If the situation remains unaddressed, the hypoxia could spread east, said the Connecticut Environmental Protection Commissioner, Leslie Carothers. The western Sound "may be reaching some kind of tipping point," Ms. Carothers said. 

The next mention of a tipping point in a vaguely environmental context was nearly a decade later in a October 24, 1999 article in The Weekly Standard about conflict among environmentalists over birds being killed by wind turbines: 

Wind energy is now inching toward economic viability—production costs have dropped approximately 70 percent since the early 1980s. Political support is also reaching a tipping point: Most electricity reform proposals circulating in Congress require utilities to generate a minimum percentage of power from "green" sources, including wind. With these breakthroughs in sight, green complaints start to rise.

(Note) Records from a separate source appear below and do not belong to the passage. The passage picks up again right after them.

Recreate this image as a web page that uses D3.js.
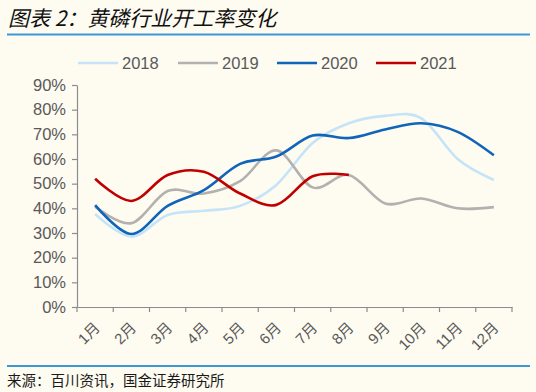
<!DOCTYPE html>
<html><head><meta charset="utf-8">
<script src="https://cdn.jsdelivr.net/npm/d3@7"></script>
<style>
html,body{margin:0;padding:0;background:#FEFBF1;}
svg{display:block;}
</style></head>
<body>
<svg id="c" width="536" height="392"></svg>
<script>
const months = ["1月","2月","3月","4月","5月","6月","7月","8月","9月","10月","11月","12月"];
const yTicks = [0,0.1,0.2,0.3,0.4,0.5,0.6,0.7,0.8,0.9];
const s2018 = [0.377,0.285,0.373,0.39,0.41,0.495,0.665,0.745,0.775,0.765,0.60,0.515];
const s2019 = [0.407,0.34,0.47,0.46,0.51,0.635,0.485,0.535,0.42,0.44,0.40,0.405];
const s2020 = [0.413,0.296,0.41,0.474,0.58,0.61,0.695,0.685,0.72,0.745,0.71,0.615];
const s2021 = [0.52,0.43,0.535,0.548,0.46,0.414,0.53,0.535];
const seriesNames = ["2018","2019","2020","2021"];
const seriesColors = ["#C6E4F7","#B3B1AF","#1065BA","#C00000"];
const seriesData = [s2018,s2019,s2020,s2021];

(function(){
const svg = d3.select("#c");
const bg = "#FEFBF1";
svg.append("rect").attr("width",536).attr("height",392).attr("fill",bg);

// title
svg.append("text").attr("x",8).attr("y",26)
  .attr("font-family","'Noto Sans CJK SC','Noto Sans',sans-serif")
  .attr("font-size",21).attr("font-style","italic").attr("font-weight","normal")
  .attr("fill","#111").text("图表 2：黄磷行业开工率变化");
svg.append("line").attr("x1",7).attr("x2",530).attr("y1",34.5).attr("y2",34.5)
  .attr("stroke","#3B9AD6").attr("stroke-width",2);

// footer
svg.append("line").attr("x1",7).attr("x2",530).attr("y1",366).attr("y2",366)
  .attr("stroke","#3B9AD6").attr("stroke-width",2);
svg.append("text").attr("x",7).attr("y",386)
  .attr("font-family","'Noto Sans CJK SC',sans-serif")
  .attr("font-size",14.5).attr("fill","#1a1a1a").text("来源：百川资讯，国金证券研究所");

const pLeft = 77, pRight = 512, pTop = 85, pBottom = 307;
const x = d3.scaleBand().domain(months).range([pLeft,pRight]);
const y = d3.scaleLinear().domain([0,0.9]).range([pBottom,pTop]);

const axisColor = "#8C8C8C";
const textColor = "#595959";
const font = "'Liberation Sans',Arial,'Noto Sans CJK SC',sans-serif";

// y axis
const yAxis = svg.append("g").attr("transform",`translate(${pLeft},0)`)
  .call(d3.axisLeft(y).tickValues(yTicks).tickFormat(d3.format(".0%")).tickSize(5).tickSizeOuter(0).tickPadding(6));
yAxis.select(".domain").attr("stroke",axisColor).attr("stroke-width",1.2);
yAxis.selectAll(".tick line").attr("stroke",axisColor).attr("stroke-width",1.2);
yAxis.selectAll(".tick text").attr("fill",textColor).attr("font-family",font).attr("font-size",16.5);

// x axis
const xAxis = svg.append("g").attr("transform",`translate(0,${pBottom})`)
  .call(d3.axisBottom(x).tickSize(0).tickSizeOuter(0));
xAxis.select(".domain").attr("stroke",axisColor).attr("stroke-width",1.2);
xAxis.selectAll(".tick text").remove();
xAxis.selectAll(".tick line").remove();
const bounds = months.map(m => x(m)).concat([pRight]);
xAxis.selectAll("line.b").data(bounds).enter().append("line").attr("class","b")
  .attr("x1",d=>d).attr("x2",d=>d).attr("y1",0).attr("y2",5)
  .attr("stroke",axisColor).attr("stroke-width",1.2);
xAxis.selectAll("text.lbl").data(months).enter().append("text").attr("class","lbl")
  .attr("transform",d=>`translate(${x(d)+x.bandwidth()/2+2},${18}) rotate(-45)`)
  .attr("text-anchor","end").attr("dy","0.35em")
  .attr("fill",textColor).attr("font-family",font).attr("font-size",15).text(d=>d);

// lines
const line = d3.line()
  .x((d,i)=>x(months[i])+x.bandwidth()/2)
  .y(d=>y(d))
  .curve(d3.curveCardinal.tension(0));
seriesData.forEach((s,k)=>{
  svg.append("path").datum(s).attr("d",line).attr("fill","none")
    .attr("stroke",seriesColors[k]).attr("stroke-width",2.6).attr("stroke-linecap","butt");
});

// legend
const legX = [78,178,277,376];
seriesNames.forEach((n,k)=>{
  const g = svg.append("g").attr("transform",`translate(${legX[k]},63)`);
  g.append("line").attr("x1",0).attr("x2",40).attr("y1",0).attr("y2",0)
    .attr("stroke",seriesColors[k]).attr("stroke-width",2.6);
  g.append("text").attr("x",44).attr("y",0).attr("dy","0.36em")
    .attr("fill",textColor).attr("font-family",font).attr("font-size",16.5).text(n);
});
})();
</script>
</body></html>
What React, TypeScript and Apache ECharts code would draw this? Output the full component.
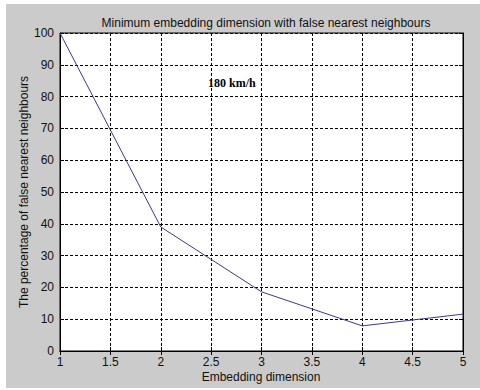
import React, { useEffect, useRef } from "react";
import * as echarts from "echarts";

const dims = [1, 2, 3, 4, 5];
const falsePct = [100, 39, 18.6, 7.9, 11.6];
const titleText = "Minimum embedding dimension with false nearest neighbours";
const xName = "Embedding dimension";
const yName = "The percentage of false nearest neighbours";
const noteText = "180 km/h";

export default function App() {
  const ref = useRef<HTMLDivElement>(null);
  useEffect(() => {
    document.body.style.margin = "0";
    const chart = echarts.init(ref.current!, null, { renderer: "svg" });
    const font = "'Liberation Sans', Arial, sans-serif";
    const gridLine = { show: true, lineStyle: { color: "#000", type: [3, 2], width: 1 } };
    chart.setOption({
      animation: false,
      backgroundColor: "#ffffff",
      textStyle: { fontFamily: font },
      title: {
        text: titleText,
        left: 261,
        textAlign: "center",
        top: 12,
        textStyle: { fontSize: 12, fontWeight: "normal", color: "#111", fontFamily: font },
      },
      graphic: [
        { type: "rect", z: -100, silent: true, shape: { x: 6, y: 4, width: 474, height: 384 }, style: { fill: "#cbcbcb" } },
        {
          type: "text",
          x: 208,
          y: 77,
          style: { text: noteText, fontFamily: "'Liberation Serif', 'Times New Roman', serif", fontWeight: "bold", fontSize: 12, fill: "#000" },
        },
        {
          type: "text",
          x: 24,
          y: 192,
          rotation: Math.PI / 2,
          style: { text: yName, fontFamily: font, fontSize: 12, fill: "#111", align: "center", verticalAlign: "middle" },
        },
        {
          type: "text",
          x: 261,
          y: 377,
          style: { text: xName, fontFamily: font, fontSize: 12, fill: "#111", align: "center", verticalAlign: "middle" },
        },
      ],
      grid: { left: 60, right: 17, top: 33, bottom: 39, show: true, backgroundColor: "#ffffff", borderColor: "#000", borderWidth: 1 },
      xAxis: [
        {
          type: "value",
          min: 1,
          max: 5,
          interval: 0.5,
          axisLine: { show: true, lineStyle: { color: "#000" } },
          axisTick: { show: true, inside: true, length: 4, lineStyle: { color: "#000" } },
          axisLabel: { fontSize: 12, color: "#111", margin: 5, fontFamily: font },
          splitLine: gridLine,
        },
        {
          type: "value",
          position: "top",
          min: 1,
          max: 5,
          interval: 0.5,
          axisLine: { show: true, lineStyle: { color: "#000" } },
          axisTick: { show: true, inside: true, length: 4, lineStyle: { color: "#000" } },
          axisLabel: { show: false },
          splitLine: { show: false },
        },
      ],
      yAxis: [
        {
          type: "value",
          min: 0,
          max: 100,
          interval: 10,
          axisLine: { show: true, lineStyle: { color: "#000" } },
          axisTick: { show: true, inside: true, length: 4, lineStyle: { color: "#000" } },
          axisLabel: { fontSize: 12, color: "#111", margin: 6, fontFamily: font },
          splitLine: gridLine,
        },
        {
          type: "value",
          position: "right",
          min: 0,
          max: 100,
          interval: 10,
          axisLine: { show: true, lineStyle: { color: "#000" } },
          axisTick: { show: true, inside: true, length: 4, lineStyle: { color: "#000" } },
          axisLabel: { show: false },
          splitLine: { show: false },
        },
      ],
      series: [
        {
          type: "line",
          data: dims.map((d, i) => [d, falsePct[i]]),
          showSymbol: false,
          symbol: "none",
          lineStyle: { color: "#3a3a8c", width: 1 },
          z: 5,
        },
      ],
    });
    return () => chart.dispose();
  }, []);
  return <div ref={ref} style={{ position: "absolute", left: 0, top: 0, width: 480, height: 390 }} />;
}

In an April 12, 2000 Austin American-Statesman article about a city council fight over the fate of some springs outside the city this appeared: 

This year may be a tipping point in the city's environmental politics. 

During 2000, the concept of "tipping point" took off on the basis of Malcolm Gladwell's bestseller The Tipping Point which garnered nearly 1,000 mentions before June, 2002 in the Nexis database. So I decided to restrict my search to combinations of "tipping point" and "climate change" and "global warming." After inspecting fewer than 50 articles from that period with those word combinations, only two really fit the criteria. 

Just in time for the turn of the millennium, a January 5, 2001 column by Discover magazine editor Corey S. Powell appeared in the Vancouver Sun musing about the myriad ways the world could come to an end including this first mention of tipping point and climate change:  

Earth could end up much like Venus, where the high on a typical day is 500 degrees Celsius. It would probably take a lot of warming to initiate such a runaway greenhouse effect, but scientists have no clue where exactly the tipping point lies.

On June 8, 2002, The Gazette (Montreal) published a review of 2030: Confronting Thermageddon in Our Lifetime which noted: 

The least likely outcomes are the most catastrophic. The end of the North Atlantic oscillation cycle would mean the end of the Gulf Stream and could usher in an ice age. There might be a tipping point where the gradual increase in the intensity of hurricanes lurches into super storms of astonishing destructiveness. 

After June 2002, the news media's use of tipping point in the context of global warming and climate change exploded (reached its own tipping point?). One caveat: naturally there will be some overlap since many articles will mention both climate change and global warming. In any case here are the totals: 

Between June 2002 and June 2005—CC: 262; GW: 303. 

Between June 2005 and June 2008—CC: more than 3,000; GW: more than 3,000*

Between June 2008 and June 2011—CC: more than 3,000; GW: 2903 

Between June 2011 and June 2012—CC: 1,348; GW; 637

Of course, the problem with tipping points is that they can never be proven wrong; only right in retrospect. And that, of course, makes citing them a wonderful rhetorical device for doomsayers. 

*Nexis cuts off searches in which the number of articles exceeds 3,000.